In the space of the next 10 minutes I discover that the air con does not work, the power point does not work, there is no restaurant car, no supplies are available onboard and there is no shower. For a 66 hour journey to Moscow this is going to be ugly.


I arrange my luggage. My tablet is my only source of distraction with a long list of podcasts to get through but it is nearly out of battery. It's very hot and airless. I am soon down to my undies with the other chaps standing around in the corridor. We exchange nods and amid much smiling make futile attempts at conversation. The kids are running up and down having a great time.


The train sets off on time. After travelling a short distance we stop for border formalities - Tashkent is very close to the Kazakhstan border. Customs and Immigration come through and individually check each passenger. The formalities take about 2 hours during which the train is stopped and hot, getting hotter. Formalities completed, the train rumbles along for another short distance and stops again. We have entered Kazakhstan. The whole Customs and Immigration process starts again, this time with sniffer dogs looking for narcotics. Helpfully a money changer comes through and I offload my Uzbek som for Russian roubles. It is midnight, 5 hours since leaving Tashkent, before the train is cleared to leave. We are still in our undies when, thankfully, the air con and power point come to life.



Big desert

Waking up the next morning, we are in the desert. The route is more or less a straight line north west through western Kazakhstan from Tashkent to Moscow skirting the north east area of what was the Aral Sea. There are Bactrian camels, cattle, horses, sheep and, surprisingly to me, only a few goats. The Bactrian camels are to be distinguished from those with a single hump which are more accurately referred to as dromedaries.


Camels
Camel
Irrigated area

It is a big beautiful desert. Much of the area through which the train travels is irrigated to some degree - hence the disappearance of the Aral Sea. There are small towns and villages and the train is doing a milk run - stopping at many of them. They are grim places, understandably - the climate is grim. I quickly learned to take advantage of these stops to get supplies from the platform vendors. Even though this is a big desert there are people here. There is quite a lot of rail traffic with freight trains carting goodness knows what and passenger trains going goodness knows where. Rail is a high maintenance business and I expect the villages house, amongst others, maintenance workers. Same for the extensive power grid. And roads. And workers in the livestock trade. So there would be plenty to do out here.


Railway village
Loco maintenance

There are cemeteries where miniature buildings in Islamic style ensure the dead feel at home. They are usually a few hundred metres outside each village but some appear to be in the middle nowhere. This must be a Kazakh thing as I saw nothing like them in Uzbekistan.

Cemetery
Cemetery line

All of a sudden, a few hundred kilometres south of the Russian border, quite abruptly, there are trees. Pines of some sort. From no trees to trees just like that.


Kazansky station

First thing Monday morning we arrive at the Russian border about 150k southeast of Orenburg. Russian customs and immigration come through with their dogs too. Now the landscape and vegetation is conventional temperate as throughout most of lowland northern Europe. Another 30 hours through forests of birch and farmland to finally arrive at Moscow's Kazansky Station. I preferred the desert. But now to find the hotel and have a shower!

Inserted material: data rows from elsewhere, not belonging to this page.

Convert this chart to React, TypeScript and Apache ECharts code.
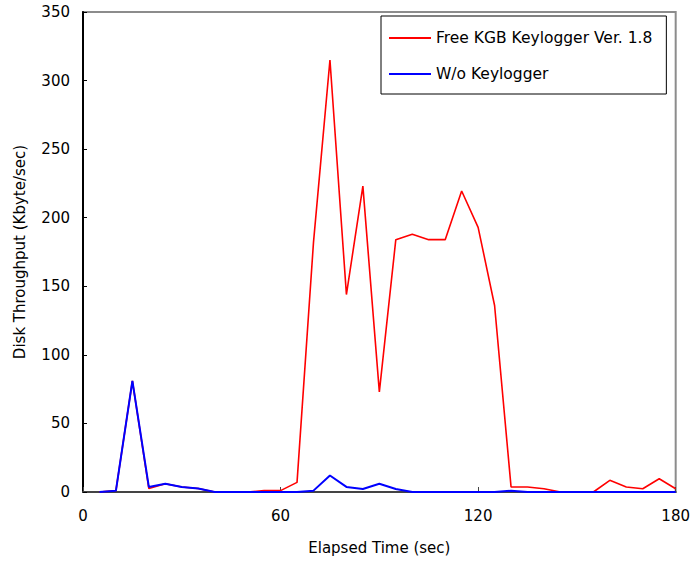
import React, { useEffect, useRef } from "react";
import * as echarts from "echarts";

const times = [5, 10, 15, 20, 25, 30, 35, 40, 45, 50, 55, 60, 65, 70, 75, 80, 85, 90, 95, 100, 105, 110, 115, 120, 125, 130, 135, 140, 145, 150, 155, 160, 165, 170, 175, 180];
const withKeylogger = [0, 1, 81, 2.5, 6, 3.7, 2.5, 0, 0, 0, 1, 1, 7, 182, 315, 144, 223, 73, 184, 188, 184, 184, 219.5, 193, 136, 3.7, 3.7, 2.4, 0, 0, 0, 8.5, 3.7, 2.4, 9.7, 2.4];
const withoutKeylogger = [0, 1, 81, 3.7, 6, 3.7, 2.5, 0, 0, 0, 0, 0, 0, 1, 12, 3.7, 2.2, 6, 2.2, 0, 0, 0, 0, 0, 0, 1, 0, 0, 0, 0, 0, 0, 0, 0, 0, 0];
const seriesNames = ["Free KGB Keylogger Ver. 1.8", "W/o Keylogger"];
const xTitle = "Elapsed Time (sec)";
const yTitle = "Disk Throughput (Kbyte/sec)";

const FONT = "DejaVu Sans";

export default function App() {
  const ref = useRef<HTMLDivElement>(null);
  useEffect(() => {
    document.body.style.margin = "0";
    if (!ref.current) return;
    const chart = echarts.init(ref.current, undefined, { renderer: "svg" });
    chart.setOption({
      animation: false,
      backgroundColor: "#ffffff",
      textStyle: { fontFamily: FONT },
      grid: {
        left: 83,
        right: 16,
        top: 12,
        bottom: 69,
        show: true,
        borderColor: "#8c8c8c",
        borderWidth: 2,
      },
      legend: {
        orient: "vertical",
        left: 381,
        top: 16,
        padding: [14, 14, 12, 8],
        itemGap: 20,
        itemWidth: 42,
        itemHeight: 2,
        icon: "rect",
        borderColor: "#000",
        borderWidth: 1,
        backgroundColor: "#fff",
        textStyle: { fontFamily: FONT, fontSize: 15.5, color: "#000" },
        data: seriesNames,
      },
      xAxis: {
        type: "value",
        min: 0,
        max: 180,
        interval: 60,
        name: xTitle,
        nameLocation: "middle",
        nameGap: 48,
        nameTextStyle: { fontFamily: FONT, fontSize: 15, color: "#000" },
        axisLine: { show: true, lineStyle: { color: "#444", width: 2 } },
        axisTick: { show: true, inside: true, length: 5, lineStyle: { color: "#444" } },
        axisLabel: { fontFamily: FONT, fontSize: 15, color: "#000", margin: 16 },
        splitLine: { show: false },
      },
      yAxis: {
        type: "value",
        min: 0,
        max: 350,
        interval: 50,
        name: yTitle,
        nameLocation: "middle",
        nameRotate: 90,
        nameGap: 56,
        nameTextStyle: { fontFamily: FONT, fontSize: 15, color: "#000" },
        axisLine: { show: true, lineStyle: { color: "#000", width: 2 } },
        axisTick: { show: true, inside: true, length: 4, lineStyle: { color: "#000" } },
        axisLabel: { fontFamily: FONT, fontSize: 15, color: "#000", margin: 13 },
        splitLine: { show: false },
      },
      series: [
        {
          name: seriesNames[0],
          type: "line",
          symbol: "none",
          data: times.map((t, i) => [t, withKeylogger[i]]),
          lineStyle: { color: "#ff0000", width: 1.6 },
          itemStyle: { color: "#ff0000" },
        },
        {
          name: seriesNames[1],
          type: "line",
          symbol: "none",
          data: times.map((t, i) => [t, withoutKeylogger[i]]),
          lineStyle: { color: "#0000ff", width: 2 },
          itemStyle: { color: "#0000ff" },
        },
      ],
    });
    return () => chart.dispose();
  }, []);
  return <div ref={ref} style={{ width: 693, height: 561 }} />;
}
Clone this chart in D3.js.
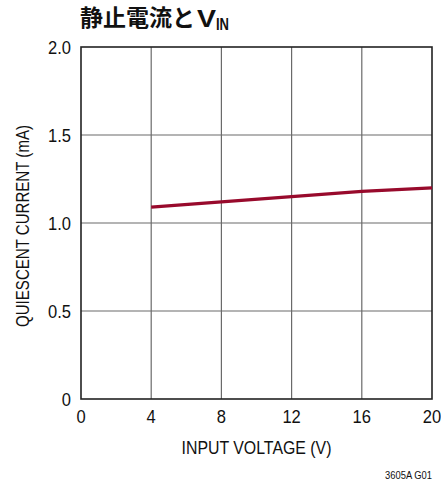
<!DOCTYPE html>
<html>
<head>
<meta charset="utf-8">
<script src="https://cdn.jsdelivr.net/npm/d3@7"></script>
<style>
  html, body { margin: 0; padding: 0; background: #fff; }
  svg { display: block; }
  .cond { font-family: "Liberation Sans Narrow", "Arial Narrow", "Liberation Sans", sans-serif; }
</style>
</head>
<body>
<svg id="chart" width="441" height="485"></svg>
<script>
// Quiescent current vs input voltage
const inputVoltage = [4, 8, 12, 16, 20];
const quiescentCurrent = [1.09, 1.12, 1.15, 1.18, 1.20];
const xTicks = [0, 4, 8, 12, 16, 20];
const yTicks = [0, 0.5, 1.0, 1.5, 2.0];
const yTickLabels = ["0", "0.5", "1.0", "1.5", "2.0"];

const svg = d3.select("#chart");
const margin = { left: 81, right: 9, top: 47, bottom: 86 };
const W = 441, H = 485;

const x = d3.scaleLinear().domain([0, 20]).range([margin.left, W - margin.right]);
const y = d3.scaleLinear().domain([0, 2]).range([H - margin.bottom, margin.top]);

// grid
svg.append("g").selectAll("line").data(xTicks.slice(1, -1)).join("line")
  .attr("x1", d => x(d)).attr("x2", d => x(d))
  .attr("y1", y(0)).attr("y2", y(2))
  .attr("stroke", "#6a6a6a").attr("stroke-width", 1.2);
svg.append("g").selectAll("line").data(yTicks.slice(1, -1)).join("line")
  .attr("x1", x(0)).attr("x2", x(20))
  .attr("y1", d => y(d)).attr("y2", d => y(d))
  .attr("stroke", "#6a6a6a").attr("stroke-width", 1.2);

// frame
svg.append("rect")
  .attr("x", x(0)).attr("y", y(2))
  .attr("width", x(20) - x(0)).attr("height", y(0) - y(2))
  .attr("fill", "none").attr("stroke", "#222").attr("stroke-width", 1.6);

// data line
svg.append("path")
  .datum(inputVoltage.map((v, i) => [v, quiescentCurrent[i]]))
  .attr("d", d3.line().x(d => x(d[0])).y(d => y(d[1])))
  .attr("fill", "none").attr("stroke", "#980a2c").attr("stroke-width", 3.2);

// tick labels (condensed look via slight horizontal squeeze)
svg.append("g").attr("class", "cond").selectAll("text").data(xTicks).join("text")
  .attr("transform", d => `translate(${x(d)},423) scale(0.92,1)`)
  .attr("text-anchor", "middle").attr("font-size", 18).attr("fill", "#111")
  .text(d => d);
svg.append("g").attr("class", "cond").selectAll("text").data(yTicks).join("text")
  .attr("transform", d => `translate(71,${y(d) + 6.5}) scale(0.92,1)`)
  .attr("text-anchor", "end").attr("font-size", 18).attr("fill", "#111")
  .text((d, i) => yTickLabels[i]);

// axis titles
svg.append("text").attr("class", "cond")
  .attr("x", (x(0) + x(20)) / 2 - 75).attr("y", 454)
  .attr("font-size", 19).attr("fill", "#111")
  .attr("textLength", 150).attr("lengthAdjust", "spacingAndGlyphs")
  .text("INPUT VOLTAGE (V)");
svg.append("text").attr("class", "cond")
  .attr("transform", `translate(29,327) rotate(-90)`)
  .attr("font-size", 19).attr("fill", "#111")
  .attr("textLength", 202).attr("lengthAdjust", "spacingAndGlyphs")
  .text("QUIESCENT CURRENT (mA)");

// title
svg.append("text")
  .attr("x", 80).attr("y", 26)
  .attr("font-size", 23).attr("font-weight", "bold").attr("fill", "#111")
  .attr("font-family", "'Noto Sans CJK JP', sans-serif")
  .text("静止電流と");
svg.append("text").attr("class", "cond")
  .attr("x", 197).attr("y", 27)
  .attr("font-size", 24).attr("font-weight", "bold").attr("fill", "#111")
  .attr("textLength", 19).attr("lengthAdjust", "spacingAndGlyphs")
  .text("V");
svg.append("text").attr("class", "cond")
  .attr("x", 216).attr("y", 30)
  .attr("font-size", 16).attr("font-weight", "bold").attr("fill", "#111")
  .attr("textLength", 13).attr("lengthAdjust", "spacingAndGlyphs")
  .text("IN");

// figure id
svg.append("text").attr("class", "cond")
  .attr("x", 385).attr("y", 479)
  .attr("font-size", 11).attr("fill", "#111")
  .attr("textLength", 47).attr("lengthAdjust", "spacingAndGlyphs")
  .text("3605A G01");
</script>
</body>
</html>
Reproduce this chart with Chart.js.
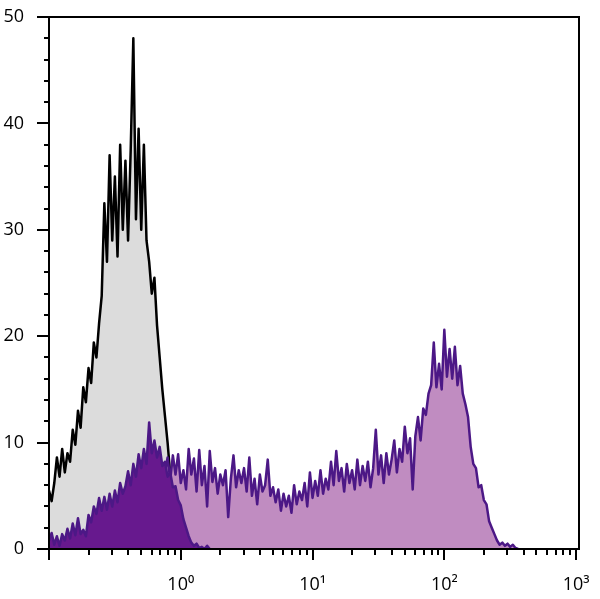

Notwithstanding deprivation of the luxury accoutrements, I have considerably enjoyed the trip. Watching the desert go by is a hypnotic meditative experience. The desert is both always and never changing. The rhythm of the train adds to the sensory experience and is made up of combinations of different vibrations and different sounds. There can be clackety clack, clickety click or clunkedy clunk as well as many others. There are various motions - shocks, rattling, vibration, swaying, jolting, shaking - all varying from gentle through to abrupt. And the train's horn, liberally used, sounds like a long hard blow on a deep one-note bagpipe.


A rail trip well worth doing ..... once!